That continues for the 2014 model year, as pricing remains unchanged from the 2013 Versa Sedan.

A standard Versa S starts at $11,990--plus a $750 destination and handling fee--making it the cheapest new car on sale in the U.S.

For that sort of cash you get the Versa's long-serving 109-horsepower 1.6-liter gasoline four-cylinder and a five-speed manual transmission. Unfortuantely, performance just scrapes the bottom of the "adequate" barrel and economy is lagging behind the best vehicles in the class now.

The 1.6 manual Versa S is EPA-rated at 27 mpg city, 36 highway and 30 combined. Pay $1,000 extra for the ageing four-speed automatic option and gas mileage drops to 26 mpg city and 35 highway, although combined mileage sticks at 30 mpg.

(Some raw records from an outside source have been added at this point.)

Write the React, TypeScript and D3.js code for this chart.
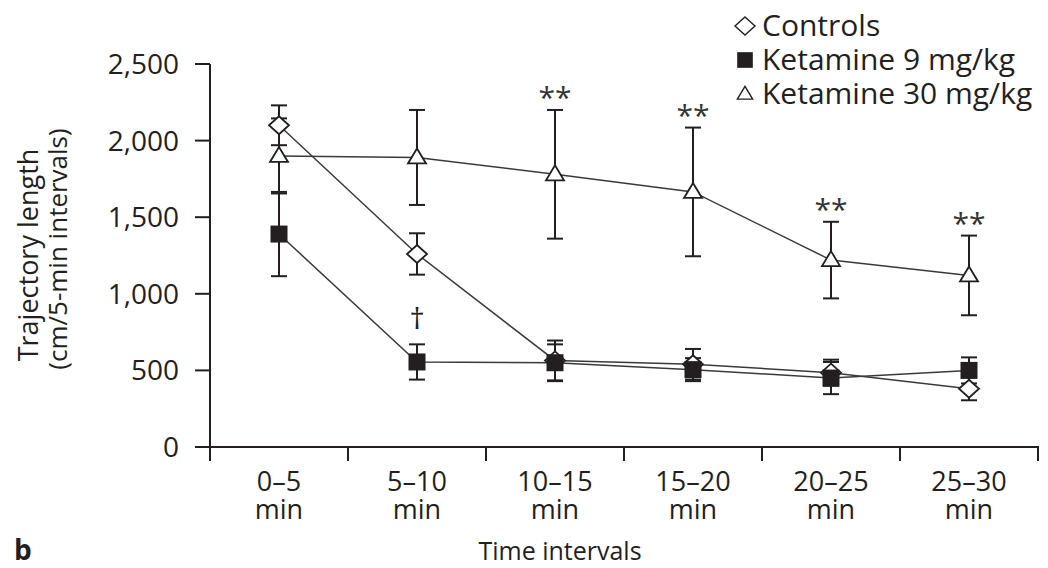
import React from 'react';
import * as d3 from 'd3';

// time bins on the x axis
const intervals = ['0–5', '5–10', '10–15', '15–20', '20–25', '25–30'];

// means and SEM (cm / 5-min interval)
const controlsMean = [2100, 1260, 565, 540, 485, 380];
const controlsErr = [130, 135, 130, 100, 85, 75];
const ket9Mean = [1390, 555, 550, 505, 450, 500];
const ket9Err = [275, 115, 120, 75, 105, 85];
const ket30Mean = [1900, 1890, 1780, 1665, 1220, 1120];
const ket30Err = [245, 310, 420, 420, 250, 260];

const yTicks = [0, 500, 1000, 1500, 2000, 2500];

// significance marks: which bins
const starBins = [2, 3, 4, 5];
const daggerBins = [1];

const FONT = '"Open Sans", sans-serif';
const INK = '#231f20';

const x = d3.scaleBand().domain(intervals).range([210, 1038]).padding(0);
const y = d3.scaleLinear().domain([0, 2500]).range([447, 64]);
const cx = (d: string) => (x(d) as number) + x.bandwidth() / 2;

const series = [
  { name: 'Controls', mean: controlsMean, err: controlsErr, shape: 'diamond' },
  { name: 'Ketamine 9 mg/kg', mean: ket9Mean, err: ket9Err, shape: 'square' },
  { name: 'Ketamine 30 mg/kg', mean: ket30Mean, err: ket30Err, shape: 'triangle' },
];

const Marker = ({ shape, px, py, s = 1, sw = 1.8 }: any) => {
  if (shape === 'diamond') {
    const w = 10 * s, h = 9 * s;
    return <path d={`M${px},${py - h}L${px + w},${py}L${px},${py + h}L${px - w},${py}Z`} fill="#fff" stroke={INK} strokeWidth={sw} />;
  }
  if (shape === 'square') {
    return <rect x={px - 8.5 * s} y={py - 8.5 * s} width={17 * s} height={17 * s} fill={INK} />;
  }
  const w = 9 * s, h = 15 * s;
  return <path d={`M${px},${py - h * 0.6}L${px + w},${py + h * 0.4}L${px - w},${py + h * 0.4}Z`} fill="#fff" stroke={INK} strokeWidth={sw} />;
};

export default function App() {
  const line = d3.line<number>()
    .x((_, i) => cx(intervals[i]))
    .y(d => y(d));

  return (
    <svg width={1048} height={568} style={{ position: 'absolute', left: 0, top: 0, background: '#fff' }} fontFamily={FONT}>
      {/* y axis */}
      <line x1={210} x2={210} y1={y(2500)} y2={y(0) + 14} stroke={INK} strokeWidth={2} />
      {yTicks.map(t => (
        <g key={t}>
          <line x1={195} x2={210} y1={y(t)} y2={y(t)} stroke={INK} strokeWidth={2} />
          <text x={179} y={y(t)} dy="0.36em" textAnchor="end" fontSize={28} fill={INK}>{d3.format(',')(t)}</text>
        </g>
      ))}
      {/* x axis */}
      <line x1={195} x2={1039} y1={y(0)} y2={y(0)} stroke={INK} strokeWidth={2} />
      {intervals.map((d, i) => (
        <line key={'t' + i} x1={(x(d) as number) + x.bandwidth()} x2={(x(d) as number) + x.bandwidth()} y1={y(0)} y2={y(0) + 14} stroke={INK} strokeWidth={2} />
      ))}
      {intervals.map(d => (
        <g key={'l' + d}>
          <text x={cx(d)} y={491} textAnchor="middle" fontSize={27} fill={INK}>{d}</text>
          <text x={cx(d)} y={519} textAnchor="middle" fontSize={27} fill={INK}>min</text>
        </g>
      ))}
      <text x={560} y={560} textAnchor="middle" fontSize={25} fill={INK}>Time intervals</text>
      <text x={14} y={560} fontSize={28} fontWeight="bold" fill={INK}>b</text>

      {/* y title */}
      <text transform="translate(27,255) rotate(-90)" textAnchor="middle" dominantBaseline="central" fontSize={27} fill={INK}>Trajectory length</text>
      <text transform="translate(57,249) rotate(-90)" textAnchor="middle" dominantBaseline="central" fontSize={26} fill={INK}>(cm/5-min intervals)</text>

      {/* error bars */}
      {series.map(s => s.mean.map((m, i) => {
        const px = cx(intervals[i]);
        const top = y(m + s.err[i]), bot = y(m - s.err[i]);
        return (
          <g key={s.name + i} stroke={INK} strokeWidth={2}>
            <line x1={px} x2={px} y1={top} y2={bot} />
            <line x1={px - 8} x2={px + 8} y1={top} y2={top} />
            <line x1={px - 8} x2={px + 8} y1={bot} y2={bot} />
          </g>
        );
      }))}

      {/* lines */}
      {series.map(s => (
        <path key={'p' + s.name} d={line(s.mean) as string} fill="none" stroke="#3a3a3a" strokeWidth={1.5} />
      ))}

      {/* markers */}
      {series.map(s => s.mean.map((m, i) => (
        <Marker key={'m' + s.name + i} shape={s.shape} px={cx(intervals[i])} py={y(m)} />
      )))}

      {/* significance */}
      {starBins.map(i => (
        <text key={'s' + i} x={cx(intervals[i])} y={y(ket30Mean[i] + ket30Err[i]) - 24} dy="0.75em" textAnchor="middle" fontSize={30} fill="#333">**</text>
      ))}
      {daggerBins.map(i => (
        <text key={'d' + i} x={cx(intervals[i])} y={y(ket9Mean[i] + ket9Err[i]) - 26} dy="0.35em" textAnchor="middle" fontSize={30} fill={INK}>†</text>
      ))}

      {/* legend */}
      {series.map((s, i) => (
        <g key={'lg' + s.name} transform={`translate(0,${36 + i * 34})`}>
          <Marker shape={s.shape} px={745} py={-10} s={s.shape === 'triangle' ? 0.85 : s.shape === 'square' ? 0.92 : 1} sw={1.4} />
          <text x={762} y={0} fontSize={30} fill={INK}>{s.name}</text>
        </g>
      ))}
    </svg>
  );
}
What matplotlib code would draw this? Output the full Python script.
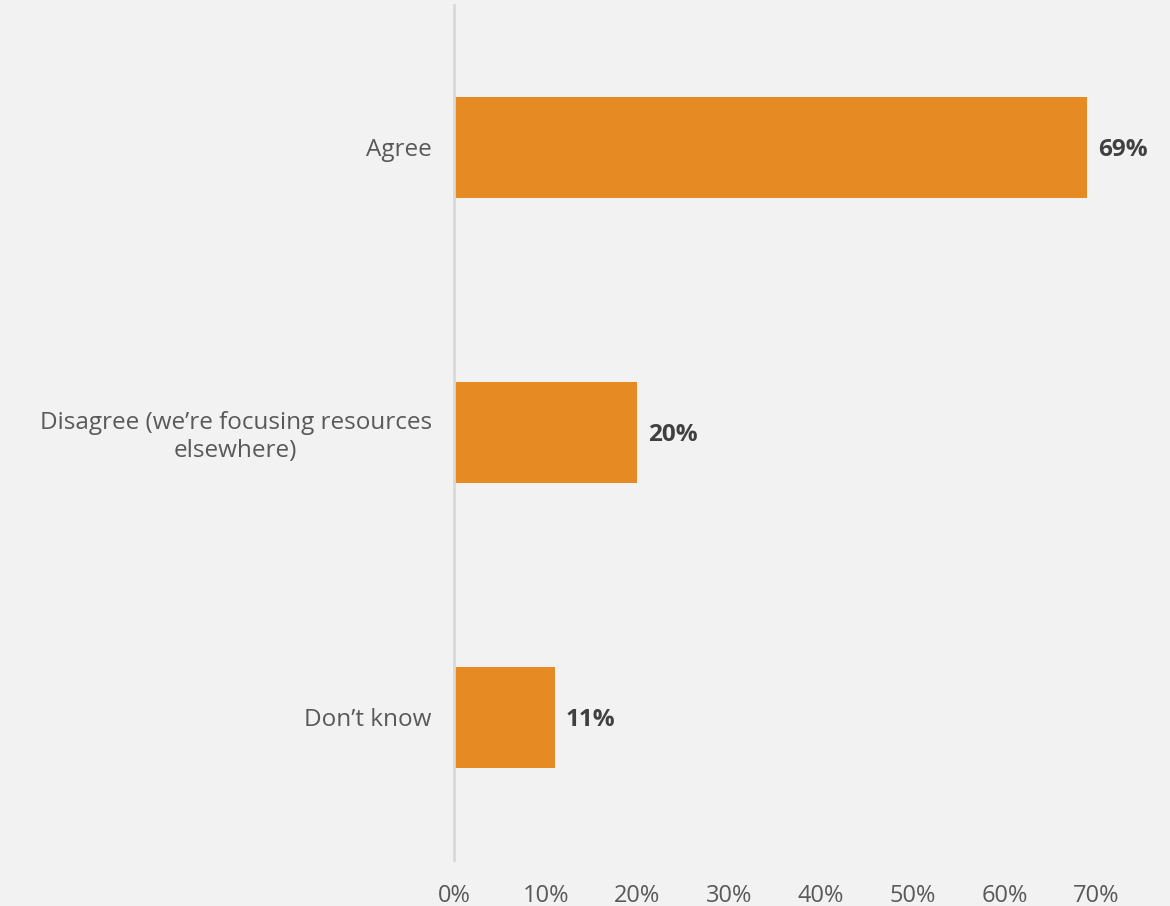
import matplotlib.pyplot as plt

categories = ["Agree", "Disagree (we\u2019re focusing resources\nelsewhere)", "Don\u2019t know"]
values = [69, 20, 11]
xticks = [0, 10, 20, 30, 40, 50, 60, 70]

BG = "#f2f2f2"
BAR = "#e68a23"

plt.rcParams["font.family"] = ["Open Sans", "DejaVu Sans"]

fig = plt.figure(figsize=(11.7, 9.06), dpi=100, facecolor=BG)
ax = fig.add_axes([0.388, 0.0508, 0.5488, 0.9437])
ax.set_facecolor(BG)

ypos = list(range(len(categories)))
bars = ax.barh(ypos, values, height=0.354, color=BAR)

# bold value labels just past each bar end
for bar, v in zip(bars, values):
    ax.annotate(f"{v}%", (bar.get_width(), bar.get_y() + bar.get_height() / 2),
                xytext=(8, 0), textcoords="offset points", va="center_baseline", ha="left",
                fontsize=17.5, fontweight="bold", color="#404040")

ax.set_ylim(2.5, -0.5)
ax.set_xlim(0, 70)
ax.set_yticks(ypos)
ax.set_yticklabels(categories, fontsize=17.5, color="#595959")
for t in ax.get_yticklabels():
    t.set_multialignment("center")
    t.set_linespacing(1.2)
ax.set_xticks(xticks)
ax.set_xticklabels([f"{x}%" for x in xticks], fontsize=17, color="#595959")
ax.tick_params(axis="both", length=0)
ax.tick_params(axis="y", pad=16)
ax.tick_params(axis="x", pad=17)

for side in ["top", "right", "bottom"]:
    ax.spines[side].set_visible(False)
ax.spines["left"].set_color("#d9d9d9")
ax.spines["left"].set_linewidth(2)

fig.savefig("out.png", dpi=100, facecolor=BG)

If economy is your main concern you're wiser picking one of the Xtronic continuously-variable transmission (CVT) models. A Versa S with CVT retails at $13,790 (plus destination) but chalks up a more respectable 31 mpg city, 40 highway and 35 mpg combined.

Versa SV and SL grades come with CVT as standard, for $15,240 and $16,890 (plus destination) respectively.

All 2014 Versa Sedans get tweaks to the suspension and steering, as well as improved interior materials. S models get a tachometer and low rolling-resistance tires, while SV adds 60/40 split rear seats and a key fob trunk release.

Top-end SL cars get 16-inch alloy wheels, SiriusXM Satellite Radio, and a 4.3-inch display. SV and SL trims also get a gloss black B-pillar finish and better seats.

The 2012 Nissan Versa hatchback range continues unchanged.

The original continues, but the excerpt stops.